[BEGIN Data for this exercise]

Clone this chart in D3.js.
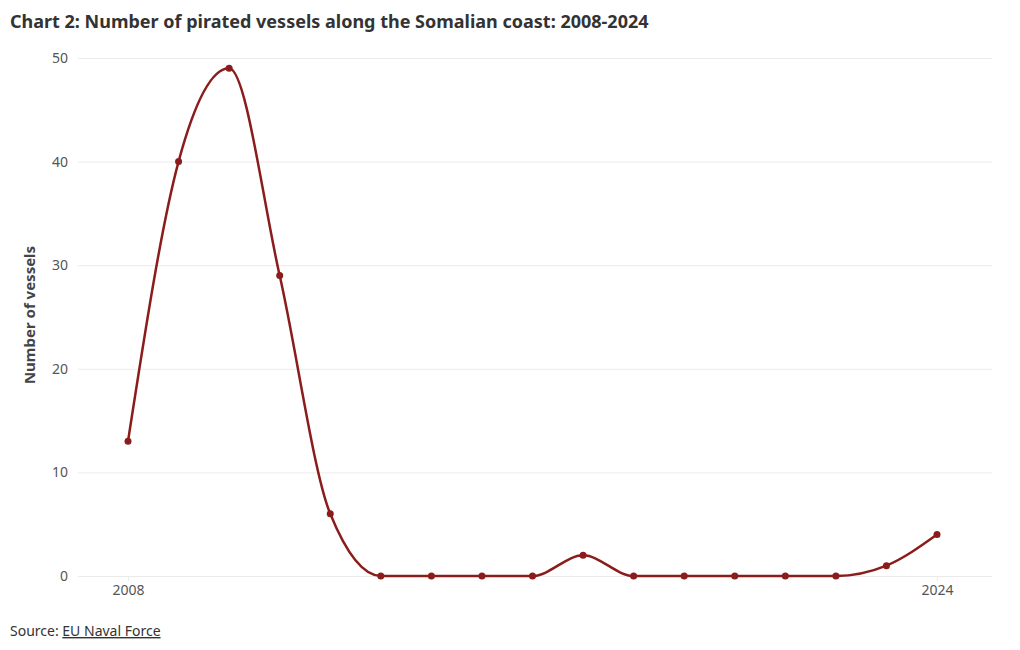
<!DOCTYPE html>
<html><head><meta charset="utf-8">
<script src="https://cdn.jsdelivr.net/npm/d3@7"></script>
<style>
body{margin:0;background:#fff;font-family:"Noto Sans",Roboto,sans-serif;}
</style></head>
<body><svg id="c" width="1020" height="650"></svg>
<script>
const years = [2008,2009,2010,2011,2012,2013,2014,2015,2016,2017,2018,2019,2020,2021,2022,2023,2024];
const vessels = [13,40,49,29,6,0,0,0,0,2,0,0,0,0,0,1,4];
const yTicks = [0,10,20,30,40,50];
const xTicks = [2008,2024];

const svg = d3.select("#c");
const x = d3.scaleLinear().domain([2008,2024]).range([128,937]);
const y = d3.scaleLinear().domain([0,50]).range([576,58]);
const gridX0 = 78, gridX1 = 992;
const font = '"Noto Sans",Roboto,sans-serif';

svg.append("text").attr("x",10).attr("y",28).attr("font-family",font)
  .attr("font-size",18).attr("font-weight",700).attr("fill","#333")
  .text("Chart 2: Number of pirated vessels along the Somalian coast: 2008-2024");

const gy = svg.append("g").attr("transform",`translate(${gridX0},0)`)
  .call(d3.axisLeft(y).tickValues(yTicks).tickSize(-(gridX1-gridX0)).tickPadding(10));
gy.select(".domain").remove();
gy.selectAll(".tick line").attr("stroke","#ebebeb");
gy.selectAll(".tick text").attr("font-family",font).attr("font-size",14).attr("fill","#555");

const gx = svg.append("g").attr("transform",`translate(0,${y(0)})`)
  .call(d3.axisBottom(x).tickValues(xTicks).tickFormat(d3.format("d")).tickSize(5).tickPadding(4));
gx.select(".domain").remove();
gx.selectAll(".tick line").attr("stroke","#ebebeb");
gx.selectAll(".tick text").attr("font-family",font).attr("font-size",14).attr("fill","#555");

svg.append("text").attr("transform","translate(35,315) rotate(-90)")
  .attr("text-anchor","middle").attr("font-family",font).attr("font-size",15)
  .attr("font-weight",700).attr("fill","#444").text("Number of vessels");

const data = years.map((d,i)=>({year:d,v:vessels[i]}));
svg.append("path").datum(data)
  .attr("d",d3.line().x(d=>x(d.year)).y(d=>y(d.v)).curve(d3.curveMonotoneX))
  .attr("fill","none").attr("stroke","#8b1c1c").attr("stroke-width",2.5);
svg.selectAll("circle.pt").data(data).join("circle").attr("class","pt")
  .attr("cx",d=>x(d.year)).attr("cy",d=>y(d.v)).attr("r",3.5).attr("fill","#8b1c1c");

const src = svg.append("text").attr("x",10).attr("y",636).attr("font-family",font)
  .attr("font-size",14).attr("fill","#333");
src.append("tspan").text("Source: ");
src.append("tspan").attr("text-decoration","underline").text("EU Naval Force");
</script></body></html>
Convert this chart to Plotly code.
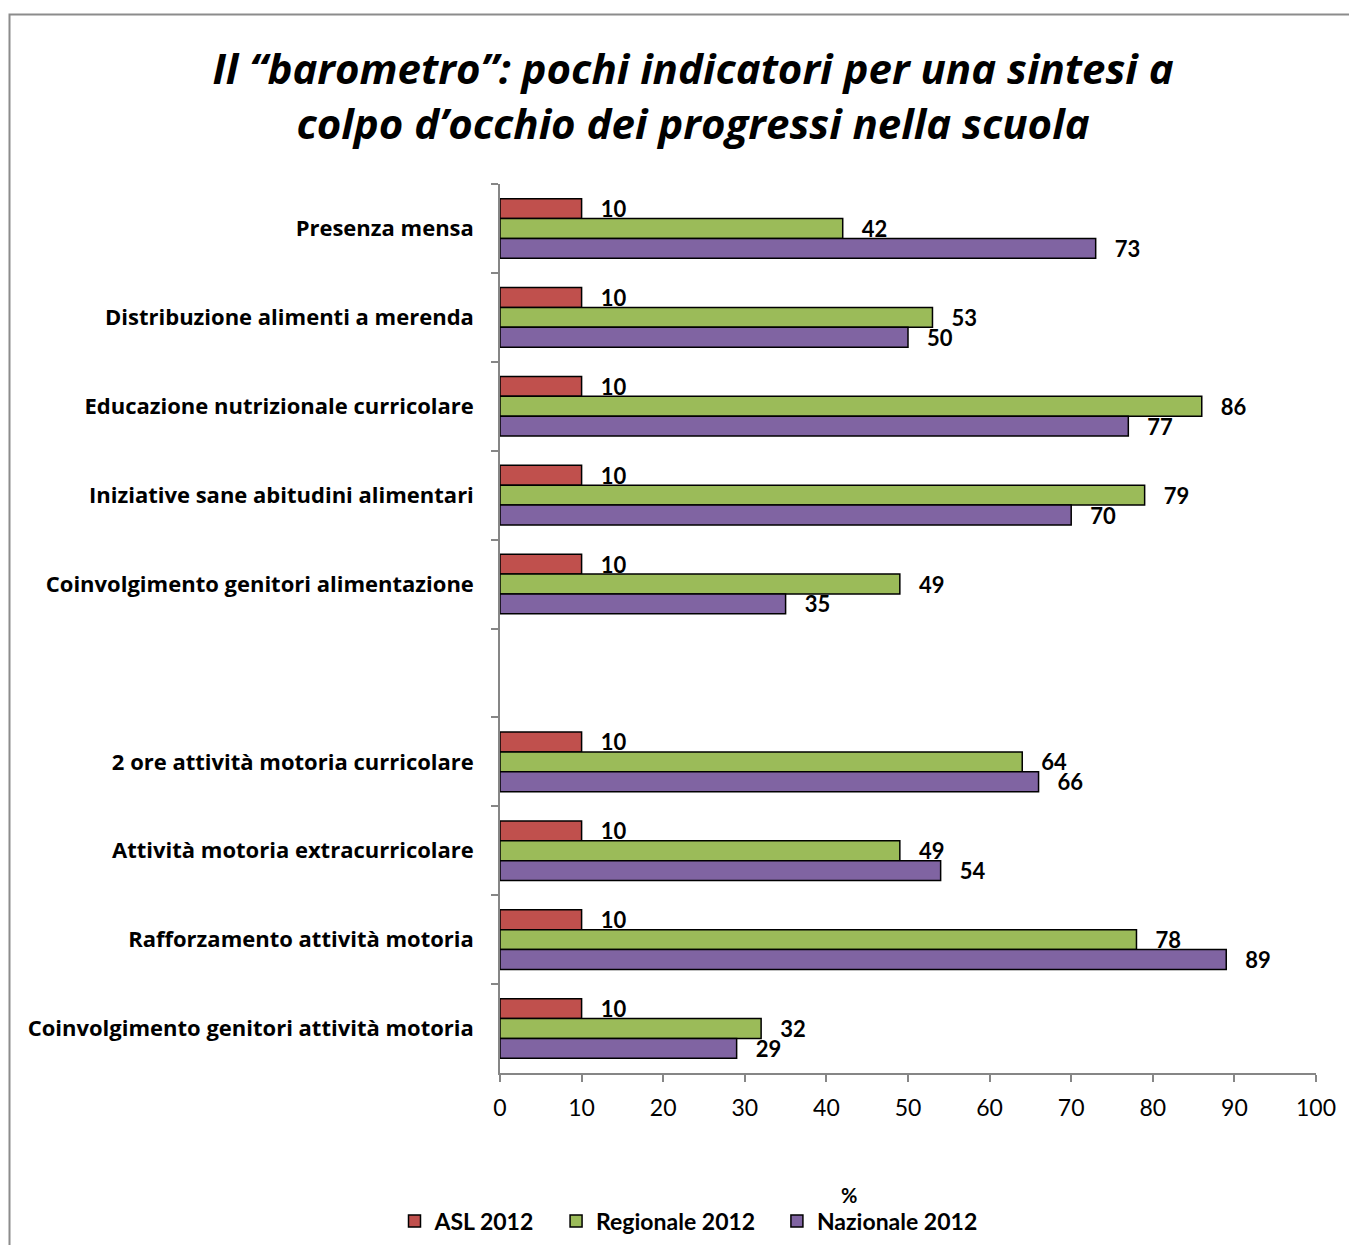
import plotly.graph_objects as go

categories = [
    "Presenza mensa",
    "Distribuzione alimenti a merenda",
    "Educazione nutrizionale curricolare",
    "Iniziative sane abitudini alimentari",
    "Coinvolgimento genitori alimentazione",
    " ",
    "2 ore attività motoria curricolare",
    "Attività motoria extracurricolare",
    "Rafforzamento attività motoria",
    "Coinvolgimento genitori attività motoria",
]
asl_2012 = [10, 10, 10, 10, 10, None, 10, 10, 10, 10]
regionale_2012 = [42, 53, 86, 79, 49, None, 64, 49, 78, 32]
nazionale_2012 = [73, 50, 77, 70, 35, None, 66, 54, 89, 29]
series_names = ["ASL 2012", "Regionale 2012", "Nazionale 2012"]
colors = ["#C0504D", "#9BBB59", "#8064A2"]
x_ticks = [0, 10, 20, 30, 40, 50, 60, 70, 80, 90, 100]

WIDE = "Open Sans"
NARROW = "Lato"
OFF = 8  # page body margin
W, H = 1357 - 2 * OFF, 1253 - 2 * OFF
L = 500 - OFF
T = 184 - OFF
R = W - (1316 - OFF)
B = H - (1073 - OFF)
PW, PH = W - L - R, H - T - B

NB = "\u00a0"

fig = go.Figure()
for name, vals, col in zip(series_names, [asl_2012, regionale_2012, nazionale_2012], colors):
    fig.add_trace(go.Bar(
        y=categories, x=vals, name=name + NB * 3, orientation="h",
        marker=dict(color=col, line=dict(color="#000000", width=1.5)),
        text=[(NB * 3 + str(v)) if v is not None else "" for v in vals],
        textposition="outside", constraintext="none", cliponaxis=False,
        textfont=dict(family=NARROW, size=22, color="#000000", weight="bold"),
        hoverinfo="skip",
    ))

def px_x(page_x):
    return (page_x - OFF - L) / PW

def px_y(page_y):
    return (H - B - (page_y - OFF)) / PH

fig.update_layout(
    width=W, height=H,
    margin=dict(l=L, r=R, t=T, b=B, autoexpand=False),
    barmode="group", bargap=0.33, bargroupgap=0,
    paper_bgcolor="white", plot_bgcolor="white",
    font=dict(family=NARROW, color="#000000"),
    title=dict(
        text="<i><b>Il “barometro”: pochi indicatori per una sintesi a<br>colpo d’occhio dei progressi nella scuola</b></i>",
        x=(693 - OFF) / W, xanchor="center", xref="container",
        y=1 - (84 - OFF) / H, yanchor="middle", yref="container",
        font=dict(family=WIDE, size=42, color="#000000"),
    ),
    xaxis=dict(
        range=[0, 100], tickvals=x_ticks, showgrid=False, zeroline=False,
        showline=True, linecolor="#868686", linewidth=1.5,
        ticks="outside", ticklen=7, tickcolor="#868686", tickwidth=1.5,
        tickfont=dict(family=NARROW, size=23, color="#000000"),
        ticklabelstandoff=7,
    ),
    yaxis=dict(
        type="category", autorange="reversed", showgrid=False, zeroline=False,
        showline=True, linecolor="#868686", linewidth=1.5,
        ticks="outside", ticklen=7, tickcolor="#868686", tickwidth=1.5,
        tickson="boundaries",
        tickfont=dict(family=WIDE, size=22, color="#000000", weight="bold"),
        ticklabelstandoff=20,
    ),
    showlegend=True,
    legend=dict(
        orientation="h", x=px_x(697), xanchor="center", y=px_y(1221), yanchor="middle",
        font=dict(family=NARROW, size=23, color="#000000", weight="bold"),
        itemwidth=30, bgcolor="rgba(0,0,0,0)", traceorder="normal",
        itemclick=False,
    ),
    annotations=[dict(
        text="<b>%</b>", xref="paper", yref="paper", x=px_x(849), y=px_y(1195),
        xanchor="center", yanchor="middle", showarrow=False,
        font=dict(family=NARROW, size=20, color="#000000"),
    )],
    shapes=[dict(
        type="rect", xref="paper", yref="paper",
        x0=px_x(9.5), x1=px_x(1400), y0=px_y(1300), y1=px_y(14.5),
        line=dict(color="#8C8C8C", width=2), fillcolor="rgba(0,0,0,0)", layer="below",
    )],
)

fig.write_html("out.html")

[END Data for this exercise]

*Aim of the exercise*.
Extract all the entries word for word; omit any pictures.

*Complete answer*.
Clone this chart in D3.js.
<!DOCTYPE html>
<html><head><meta charset="utf-8">
<script src="https://cdn.jsdelivr.net/npm/d3@7"></script>
<style>
body{margin:0;background:#fff;font-family:"Noto Sans",Roboto,sans-serif;}
</style></head>
<body><svg id="c" width="1020" height="650"></svg>
<script>
const years = [2008,2009,2010,2011,2012,2013,2014,2015,2016,2017,2018,2019,2020,2021,2022,2023,2024];
const vessels = [13,40,49,29,6,0,0,0,0,2,0,0,0,0,0,1,4];
const yTicks = [0,10,20,30,40,50];
const xTicks = [2008,2024];

const svg = d3.select("#c");
const x = d3.scaleLinear().domain([2008,2024]).range([128,937]);
const y = d3.scaleLinear().domain([0,50]).range([576,58]);
const gridX0 = 78, gridX1 = 992;
const font = '"Noto Sans",Roboto,sans-serif';

svg.append("text").attr("x",10).attr("y",28).attr("font-family",font)
  .attr("font-size",18).attr("font-weight",700).attr("fill","#333")
  .text("Chart 2: Number of pirated vessels along the Somalian coast: 2008-2024");

const gy = svg.append("g").attr("transform",`translate(${gridX0},0)`)
  .call(d3.axisLeft(y).tickValues(yTicks).tickSize(-(gridX1-gridX0)).tickPadding(10));
gy.select(".domain").remove();
gy.selectAll(".tick line").attr("stroke","#ebebeb");
gy.selectAll(".tick text").attr("font-family",font).attr("font-size",14).attr("fill","#555");

const gx = svg.append("g").attr("transform",`translate(0,${y(0)})`)
  .call(d3.axisBottom(x).tickValues(xTicks).tickFormat(d3.format("d")).tickSize(5).tickPadding(4));
gx.select(".domain").remove();
gx.selectAll(".tick line").attr("stroke","#ebebeb");
gx.selectAll(".tick text").attr("font-family",font).attr("font-size",14).attr("fill","#555");

svg.append("text").attr("transform","translate(35,315) rotate(-90)")
  .attr("text-anchor","middle").attr("font-family",font).attr("font-size",15)
  .attr("font-weight",700).attr("fill","#444").text("Number of vessels");

const data = years.map((d,i)=>({year:d,v:vessels[i]}));
svg.append("path").datum(data)
  .attr("d",d3.line().x(d=>x(d.year)).y(d=>y(d.v)).curve(d3.curveMonotoneX))
  .attr("fill","none").attr("stroke","#8b1c1c").attr("stroke-width",2.5);
svg.selectAll("circle.pt").data(data).join("circle").attr("class","pt")
  .attr("cx",d=>x(d.year)).attr("cy",d=>y(d.v)).attr("r",3.5).attr("fill","#8b1c1c");

const src = svg.append("text").attr("x",10).attr("y",636).attr("font-family",font)
  .attr("font-size",14).attr("fill","#333");
src.append("tspan").text("Source: ");
src.append("tspan").attr("text-decoration","underline").text("EU Naval Force");
</script></body></html>
Convert this chart to Plotly code.
import plotly.graph_objects as go

categories = [
    "Presenza mensa",
    "Distribuzione alimenti a merenda",
    "Educazione nutrizionale curricolare",
    "Iniziative sane abitudini alimentari",
    "Coinvolgimento genitori alimentazione",
    " ",
    "2 ore attività motoria curricolare",
    "Attività motoria extracurricolare",
    "Rafforzamento attività motoria",
    "Coinvolgimento genitori attività motoria",
]
asl_2012 = [10, 10, 10, 10, 10, None, 10, 10, 10, 10]
regionale_2012 = [42, 53, 86, 79, 49, None, 64, 49, 78, 32]
nazionale_2012 = [73, 50, 77, 70, 35, None, 66, 54, 89, 29]
series_names = ["ASL 2012", "Regionale 2012", "Nazionale 2012"]
colors = ["#C0504D", "#9BBB59", "#8064A2"]
x_ticks = [0, 10, 20, 30, 40, 50, 60, 70, 80, 90, 100]

WIDE = "Open Sans"
NARROW = "Lato"
OFF = 8  # page body margin
W, H = 1357 - 2 * OFF, 1253 - 2 * OFF
L = 500 - OFF
T = 184 - OFF
R = W - (1316 - OFF)
B = H - (1073 - OFF)
PW, PH = W - L - R, H - T - B

NB = "\u00a0"

fig = go.Figure()
for name, vals, col in zip(series_names, [asl_2012, regionale_2012, nazionale_2012], colors):
    fig.add_trace(go.Bar(
        y=categories, x=vals, name=name + NB * 3, orientation="h",
        marker=dict(color=col, line=dict(color="#000000", width=1.5)),
        text=[(NB * 3 + str(v)) if v is not None else "" for v in vals],
        textposition="outside", constraintext="none", cliponaxis=False,
        textfont=dict(family=NARROW, size=22, color="#000000", weight="bold"),
        hoverinfo="skip",
    ))

def px_x(page_x):
    return (page_x - OFF - L) / PW

def px_y(page_y):
    return (H - B - (page_y - OFF)) / PH

fig.update_layout(
    width=W, height=H,
    margin=dict(l=L, r=R, t=T, b=B, autoexpand=False),
    barmode="group", bargap=0.33, bargroupgap=0,
    paper_bgcolor="white", plot_bgcolor="white",
    font=dict(family=NARROW, color="#000000"),
    title=dict(
        text="<i><b>Il “barometro”: pochi indicatori per una sintesi a<br>colpo d’occhio dei progressi nella scuola</b></i>",
        x=(693 - OFF) / W, xanchor="center", xref="container",
        y=1 - (84 - OFF) / H, yanchor="middle", yref="container",
        font=dict(family=WIDE, size=42, color="#000000"),
    ),
    xaxis=dict(
        range=[0, 100], tickvals=x_ticks, showgrid=False, zeroline=False,
        showline=True, linecolor="#868686", linewidth=1.5,
        ticks="outside", ticklen=7, tickcolor="#868686", tickwidth=1.5,
        tickfont=dict(family=NARROW, size=23, color="#000000"),
        ticklabelstandoff=7,
    ),
    yaxis=dict(
        type="category", autorange="reversed", showgrid=False, zeroline=False,
        showline=True, linecolor="#868686", linewidth=1.5,
        ticks="outside", ticklen=7, tickcolor="#868686", tickwidth=1.5,
        tickson="boundaries",
        tickfont=dict(family=WIDE, size=22, color="#000000", weight="bold"),
        ticklabelstandoff=20,
    ),
    showlegend=True,
    legend=dict(
        orientation="h", x=px_x(697), xanchor="center", y=px_y(1221), yanchor="middle",
        font=dict(family=NARROW, size=23, color="#000000", weight="bold"),
        itemwidth=30, bgcolor="rgba(0,0,0,0)", traceorder="normal",
        itemclick=False,
    ),
    annotations=[dict(
        text="<b>%</b>", xref="paper", yref="paper", x=px_x(849), y=px_y(1195),
        xanchor="center", yanchor="middle", showarrow=False,
        font=dict(family=NARROW, size=20, color="#000000"),
    )],
    shapes=[dict(
        type="rect", xref="paper", yref="paper",
        x0=px_x(9.5), x1=px_x(1400), y0=px_y(1300), y1=px_y(14.5),
        line=dict(color="#8C8C8C", width=2), fillcolor="rgba(0,0,0,0)", layer="below",
    )],
)

fig.write_html("out.html")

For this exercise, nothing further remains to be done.